## WRITTEN PROBLEM
Leaving the pictures out, print the lines from the first line of the listing through the line containing "fig = plt.figure(figsize=(W", exactly as they read, and no others.
[Start of DATASET CONTENT]
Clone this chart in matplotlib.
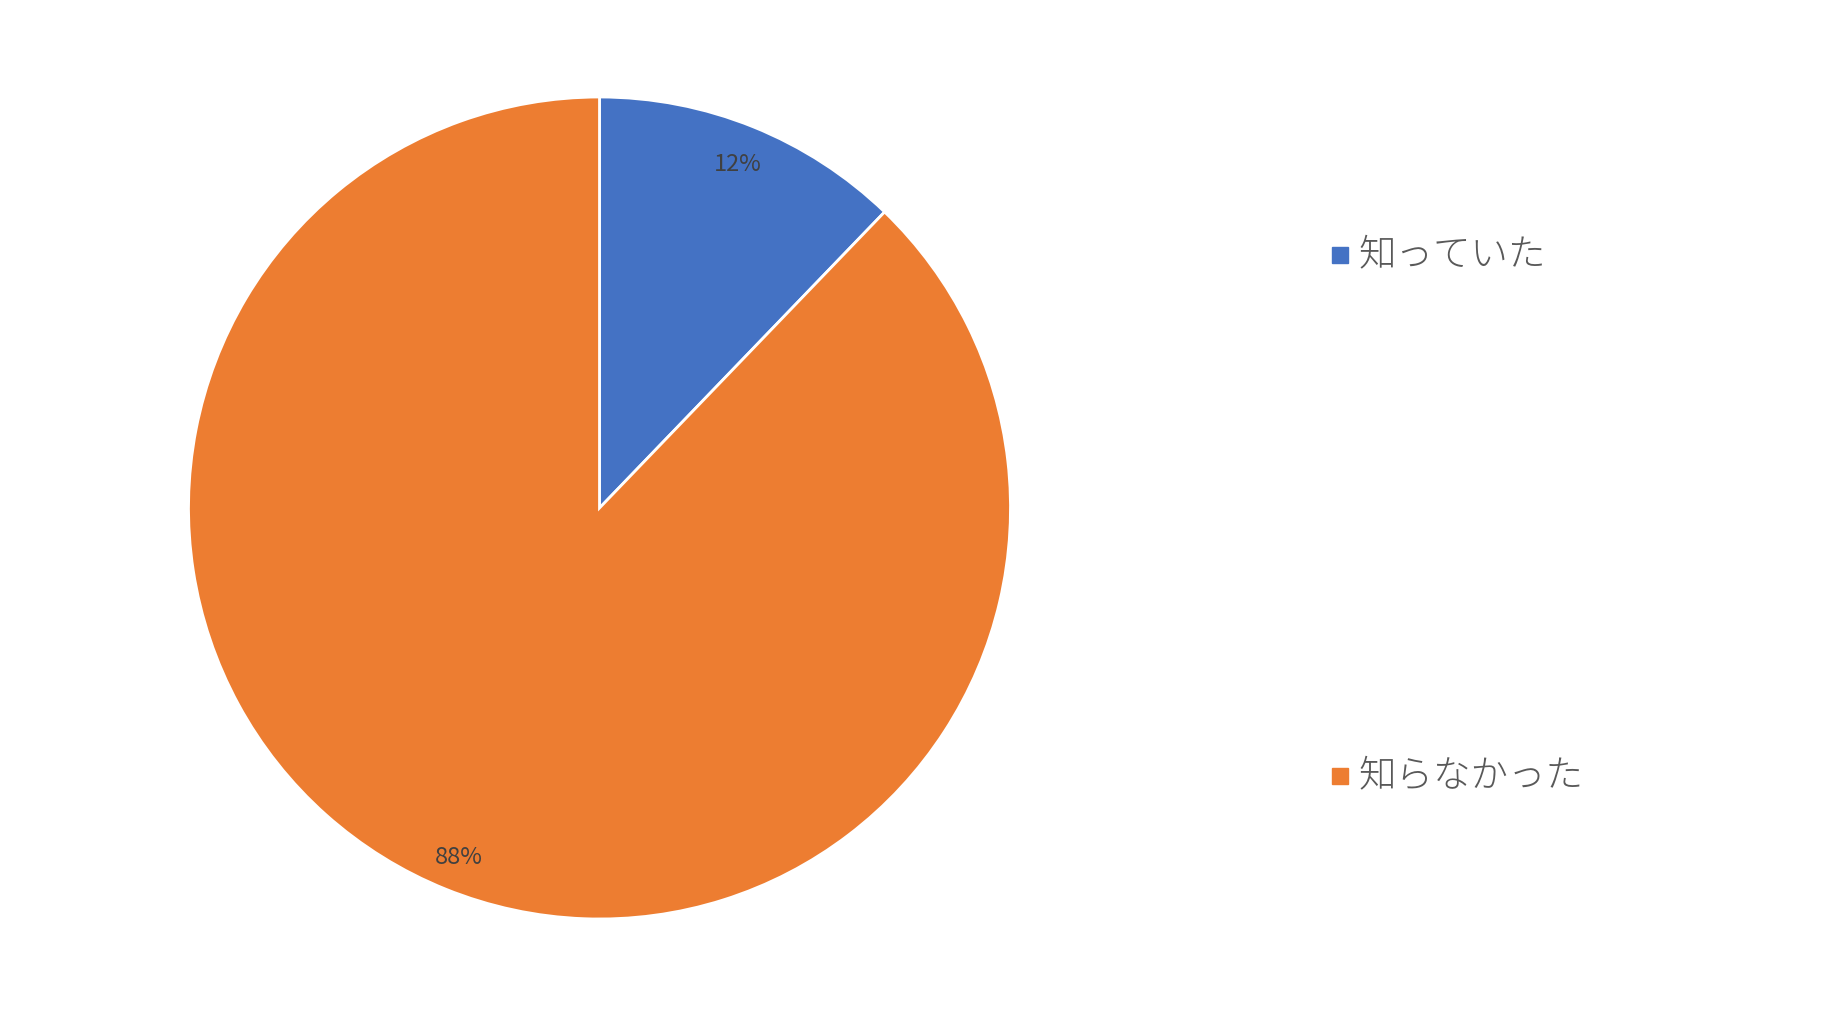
import matplotlib.pyplot as plt
from matplotlib.patches import Rectangle

plt.rcParams['font.family'] = ['Noto Sans CJK JP', 'DejaVu Sans']

labels = ['知っていた', '知らなかった']
values = [12.2, 87.8]
colors = ['#4472C4', '#ED7D31']

W, H = 1836, 1028
fig = plt.figure(figsize=(W / 100, H / 100), dpi=100)

# pie axes: centre (599.5, 508) px, radius 411 px
r = 411
ax = fig.add_axes([(599.5 - r) / W, (H - 508 - r) / H, 2 * r / W, 2 * r / H])
wedges, texts, autotexts = ax.pie(
    values, colors=colors, startangle=90, counterclock=False,
    autopct='%1.0f%%', pctdistance=0.9,
    wedgeprops=dict(edgecolor='white', linewidth=2),
    textprops=dict(color='#404040', fontsize=17))
# the big slice's label sits a touch further out
x, y = autotexts[1].get_position()
autotexts[1].set_position((x * 1.02, y * 1.02))
ax.set_xlim(-1, 1)
ax.set_ylim(-1, 1)
ax.set_aspect('equal')

# legend drawn by hand to match the wide spacing
legend_y = [255, 776]
for lab, col, y in zip(labels, colors, legend_y):
    fig.add_artist(Rectangle((1332 / W, (H - y - 8) / H), 16 / W, 16 / H,
                             transform=fig.transFigure, color=col))
    fig.text(1358 / W, (H - y) / H, lab, fontsize=27, color='#595959',
             fontweight='light', va='center', ha='left')

fig.savefig('out.png', dpi=100)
[End of DATASET CONTENT]
## TASK RESULT
Clone this chart in matplotlib.
import matplotlib.pyplot as plt
from matplotlib.patches import Rectangle

plt.rcParams['font.family'] = ['Noto Sans CJK JP', 'DejaVu Sans']

labels = ['知っていた', '知らなかった']
values = [12.2, 87.8]
colors = ['#4472C4', '#ED7D31']

W, H = 1836, 1028
fig = plt.figure(figsize=(W / 100, H / 100), dpi=100)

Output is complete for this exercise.